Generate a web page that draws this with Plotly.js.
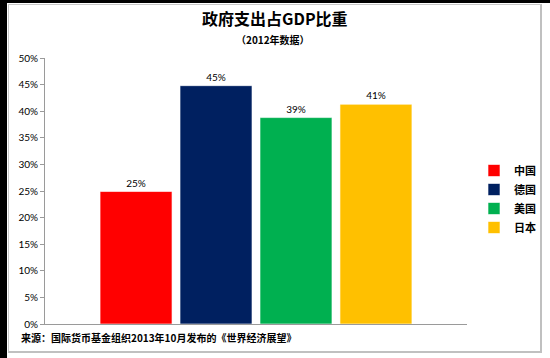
<!DOCTYPE html>
<html>
<head>
<meta charset="utf-8">
<script src="https://cdn.plot.ly/plotly-3.0.1.min.js"></script>
<style>
  html, body { margin: 0; padding: 0; background: #fff; }
  #wrap { position: relative; width: 550px; height: 358px; overflow: hidden; }
  #chart { position: absolute; left: 0; top: 0; width: 550px; height: 358px; }
  .blk-top { position: absolute; left: 0; top: 0; width: 550px; height: 3px; background: #000; }
  .blk-left { position: absolute; left: 0; top: 0; width: 7px; height: 358px; background: #000; }
  .frame { position: absolute; left: 8px; top: 4px; width: 531px; height: 346px;
           border-left: 1px solid #c8c8c8; border-top: 1px solid #c8c8c8;
           border-right: 2px solid #c0c0c0; border-bottom: 2px solid #c0c0c0; pointer-events: none; }
</style>
</head>
<body>
<div id="wrap">
  <div id="chart"></div>
  <div class="frame"></div>
  <div class="blk-top"></div>
  <div class="blk-left"></div>
</div>
<script>
// Data
const countries = ['中国', '德国', '美国', '日本'];
const shares = [0.249, 0.448, 0.388, 0.413];
const colors = ['#FF0000', '#002060', '#00B050', '#FFC000'];
const category = ['2012'];
const titleText = '政府支出占GDP比重';
const subtitleText = '（2012年数据）';
const sourceText = '来源：国际货币基金组织2013年10月发布的《世界经济展望》';

const cjk = '"Noto Sans CJK SC", "Noto Sans", sans-serif';
const latin = 'Lato, "Liberation Sans", sans-serif';

const traces = countries.map((c, i) => ({
  type: 'bar',
  name: c,
  x: category,
  y: [shares[i]],
  marker: { color: colors[i], line: { color: 'rgba(255,255,255,0.6)', width: 1 } },
  texttemplate: '%{y:.0%}',
  textposition: 'outside',
  cliponaxis: false,
  textfont: { family: latin, size: 10, color: '#000' },
  hoverinfo: 'skip'
}));

const layout = {
  width: 550, height: 358,
  margin: { l: 45, r: 83, t: 58, b: 34, pad: 0, autoexpand: false },
  paper_bgcolor: '#fff', plot_bgcolor: '#fff',
  barmode: 'group',
  bargap: 0.242,
  bargroupgap: 0.1,
  showlegend: true,
  legend: {
    xref: 'container', yref: 'container',
    x: 474 / 550, xanchor: 'left', y: 1 - 199 / 358, yanchor: 'middle',
    font: { family: cjk, size: 11, color: '#000', weight: 'bold' },
    tracegroupgap: 0, itemwidth: 30, bgcolor: 'rgba(0,0,0,0)'
  },
  xaxis: {
    type: 'category', showticklabels: false, ticks: '', automargin: false,
    showline: true, linecolor: '#9a9a9a', linewidth: 1, showgrid: false, zeroline: false, fixedrange: true
  },
  yaxis: {
    range: [0, 0.5], dtick: 0.05, tick0: 0, tickformat: '.0%', automargin: false,
    showline: true, linecolor: '#9a9a9a', linewidth: 1,
    ticks: 'outside', ticklen: 4, tickcolor: '#9a9a9a',
    showgrid: false, zeroline: false,
    tickfont: { family: latin, size: 10, color: '#000' }, fixedrange: true
  },
  annotations: [
    { text: '<b>' + titleText + '</b>', xref: 'paper', yref: 'paper', x: (275 - 45) / 422, y: 1 + (58 - 18) / 266,
      xanchor: 'center', yanchor: 'middle', showarrow: false,
      font: { family: cjk, size: 16, color: '#000' } },
    { text: '<b>' + subtitleText + '</b>', xref: 'paper', yref: 'paper', x: (273 - 45) / 422, y: 1 + (58 - 40) / 266,
      xanchor: 'center', yanchor: 'middle', showarrow: false,
      font: { family: cjk, size: 10, color: '#000' } },
    { text: '<b>' + sourceText + '</b>', xref: 'paper', yref: 'paper', x: (19 - 45) / 422, y: -(337 - 324) / 266,
      xanchor: 'left', yanchor: 'middle', showarrow: false,
      font: { family: cjk, size: 10, color: '#000' } }
  ]
};

Plotly.newPlot('chart', traces, layout, { displayModeBar: false, staticPlot: true });
</script>
</body>
</html>
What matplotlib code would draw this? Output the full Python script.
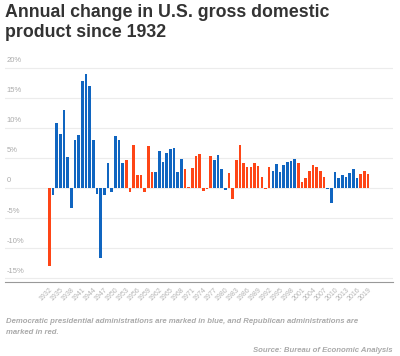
import matplotlib.pyplot as plt

years = list(range(1932, 2020))
gdp_change = [
    -12.9, -1.2, 10.8, 8.9, 12.9, 5.1, -3.3, 8.0, 8.8, 17.7,
    18.9, 17.0, 8.0, -1.0, -11.6, -1.1, 4.1, -0.6, 8.7, 8.0,
    4.1, 4.7, -0.6, 7.1, 2.1, 2.1, -0.7, 6.9, 2.6, 2.6,
    6.1, 4.4, 5.8, 6.5, 6.6, 2.7, 4.9, 3.1, 0.2, 3.3,
    5.3, 5.6, -0.5, -0.2, 5.4, 4.6, 5.5, 3.2, -0.3, 2.5,
    -1.8, 4.6, 7.2, 4.2, 3.5, 3.5, 4.2, 3.7, 1.9, -0.1,
    3.5, 2.8, 4.0, 2.7, 3.8, 4.4, 4.5, 4.8, 4.1, 1.0,
    1.7, 2.9, 3.8, 3.5, 2.9, 1.9, -0.1, -2.5, 2.6, 1.6,
    2.2, 1.8, 2.5, 3.1, 1.7, 2.3, 2.9, 2.3,
]
# party colouring as shown in the original chart: D = blue, R = red
party = (
    "R" + "D" * 20 + "R" * 8 + "D" * 8 + "R" * 8 + "D" * 4
    + "R" * 12 + "D" * 7 + "R" * 8 + "D" * 9 + "R" * 3
)
tick_years = list(range(1932, 2020, 3))
y_ticks = [20, 15, 10, 5, 0, -5, -10, -15]
y_tick_labels = ["20%", "15%", "10%", "5%", "0", "-5%", "-10%", "-15%"]

BLUE = "#1065c0"
RED = "#fe4516"
colors = [BLUE if p == "D" else RED for p in party]

fig = plt.figure(figsize=(4, 3.56), dpi=100)
plt.rcParams['font.family'] = ['Liberation Sans', 'DejaVu Sans']

ax = fig.add_axes([0.0125, 0.207, 0.97, 0.62])
ax.bar(years, gdp_change, width=0.72, color=colors, zorder=3)

ax.set_xlim(1919.9, 2025.8)
ax.set_ylim(-15.66, 21)

for y in y_ticks:
    ax.axhline(y, color="#ececec", linewidth=0.8, zorder=1)
for y, lab in zip(y_ticks, y_tick_labels):
    ax.text(0.004, y + 0.6, lab, transform=ax.get_yaxis_transform(),
            fontsize=5.5, color="#aaaaaa", va="bottom", ha="left")

ax.set_yticks([])
ax.set_xticks(tick_years)
ax.set_xticklabels([str(y) for y in tick_years], rotation=45, ha="right",
                   rotation_mode="anchor", fontsize=5, color="#b4b4b4")
ax.tick_params(axis="x", length=0, pad=3)

for side in ["top", "left", "right"]:
    ax.spines[side].set_visible(False)
ax.spines["bottom"].set_color("#999999")
ax.spines["bottom"].set_linewidth(0.8)

fig.text(0.0125, 1 - 4 / 356, "Annual change in U.S. gross domestic\nproduct since 1932",
         fontsize=12.8, fontweight="bold", color="#333333", va="top", ha="left",
         linespacing=1.22)

fig.text(0.015, 1 - 327 / 356,
         "Democratic presidential administrations are marked in blue, and Republican administrations are\nmarked in red.",
         fontsize=5.6, fontweight="bold", style="italic", color="#aaaaaa",
         va="center", ha="left", linespacing=1.8)
fig.text(0.982, 1 - 350 / 356, "Source: Bureau of Economic Analysis",
         fontsize=5.6, fontweight="bold", style="italic", color="#aaaaaa",
         va="center", ha="right")

fig.savefig("out.png", dpi=100)
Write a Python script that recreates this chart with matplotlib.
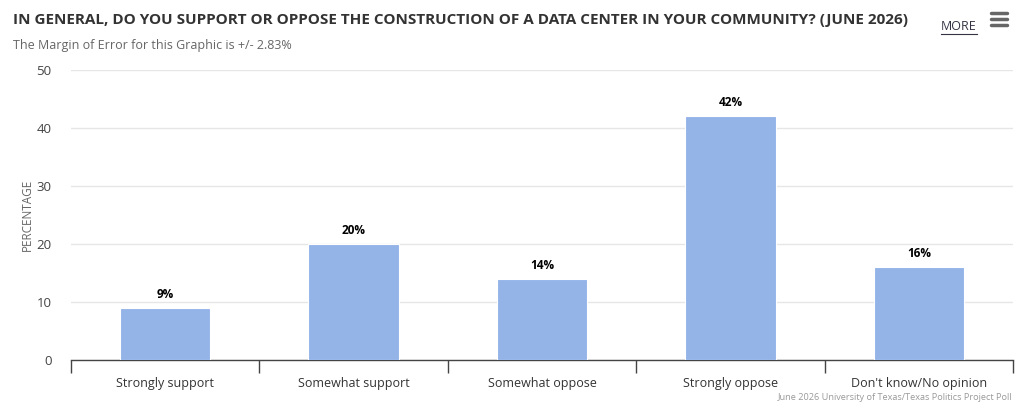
import matplotlib
matplotlib.use("Agg")
import matplotlib.pyplot as plt
import numpy as np

plt.rcParams['font.family'] = ['Open Sans', 'DejaVu Sans']

categories = ["Strongly support", "Somewhat support", "Somewhat oppose",
              "Strongly oppose", "Don't know/No opinion"]
values = [9, 20, 14, 42, 16]
title = "IN GENERAL, DO YOU SUPPORT OR OPPOSE THE CONSTRUCTION OF A DATA CENTER IN YOUR COMMUNITY? (JUNE 2026)"
subtitle = "The Margin of Error for this Graphic is +/- 2.83%"
credits = "June 2026 University of Texas/Texas Politics Project Poll"

W, H = 1024, 417
fig = plt.figure(figsize=(W / 100, H / 100), dpi=100)
ax = fig.add_axes([71 / W, 1 - 360 / H, (1013 - 71) / W, (360 - 70) / H])

x = np.arange(len(categories))
bars = ax.bar(x, values, width=0.48, color="#94b4e8", edgecolor="white",
              linewidth=0.8, zorder=3)
for xi, v in zip(x, values):
    ax.annotate("{}%".format(v), (xi, v), xytext=(0, 5), textcoords="offset points",
                ha="center", va="bottom", fontsize=8.5, fontweight="bold", color="black")

ax.set_xlim(-0.5, len(categories) - 0.5)
ax.set_ylim(0, 50)
ax.set_yticks([0, 10, 20, 30, 40, 50])
ax.yaxis.grid(True, color="#e6e6e6", linewidth=1, zorder=0)
ax.tick_params(axis="y", length=0, labelsize=9.5, labelcolor="#444444", pad=14)
ax.set_ylabel("PERCENTAGE", fontsize=8.5, color="#666666", labelpad=2)

ax.set_xticks(x)
ax.set_xticklabels(categories)
ax.set_xticks(np.arange(len(categories) + 1) - 0.5, minor=True)
ax.tick_params(axis="x", which="major", length=0, labelsize=9, labelcolor="#333333", pad=12)
ax.tick_params(axis="x", which="minor", length=9, width=1, color="#444444")

for s in ["top", "right", "left"]:
    ax.spines[s].set_visible(False)
ax.spines["bottom"].set_color("#444444")
ax.spines["bottom"].set_linewidth(1)

fig.text(13 / W, 1 - 20 / H, title, fontsize=11, fontweight="bold", color="#333333",
         ha="left", va="center")
fig.text(13 / W, 1 - 46 / H, subtitle, fontsize=9, color="#666666", ha="left", va="center")
fig.text(1012 / W, 1 - 398 / H, credits, fontsize=6.6, color="#999999", ha="right", va="center")

# MORE link and menu icon
fig.text(959 / W, 1 - 27 / H, "MORE", fontsize=9, color="#333344", ha="center",
         va="center")
fig.add_artist(plt.Line2D([941 / W, 977 / W], [1 - 34 / H, 1 - 34 / H], color="#333344",
                          linewidth=0.8))
for yy in [13, 19, 25]:
    fig.add_artist(plt.Line2D([991 / W, 1007 / W], [1 - yy / H, 1 - yy / H],
                              color="#666666", linewidth=2.5, solid_capstyle="round"))

fig.savefig("out.png", dpi=100)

· · · · ·

§ **Given instruction**
Select and copy every line of the listing with the word "script".

§ **Problem solution**
<script src="https://cdn.plot.ly/plotly-3.0.1.min.js"></script>
<script>
</script>
What matplotlib code would draw this? Output the full Python script.
Write a Python script that recreates this chart with matplotlib.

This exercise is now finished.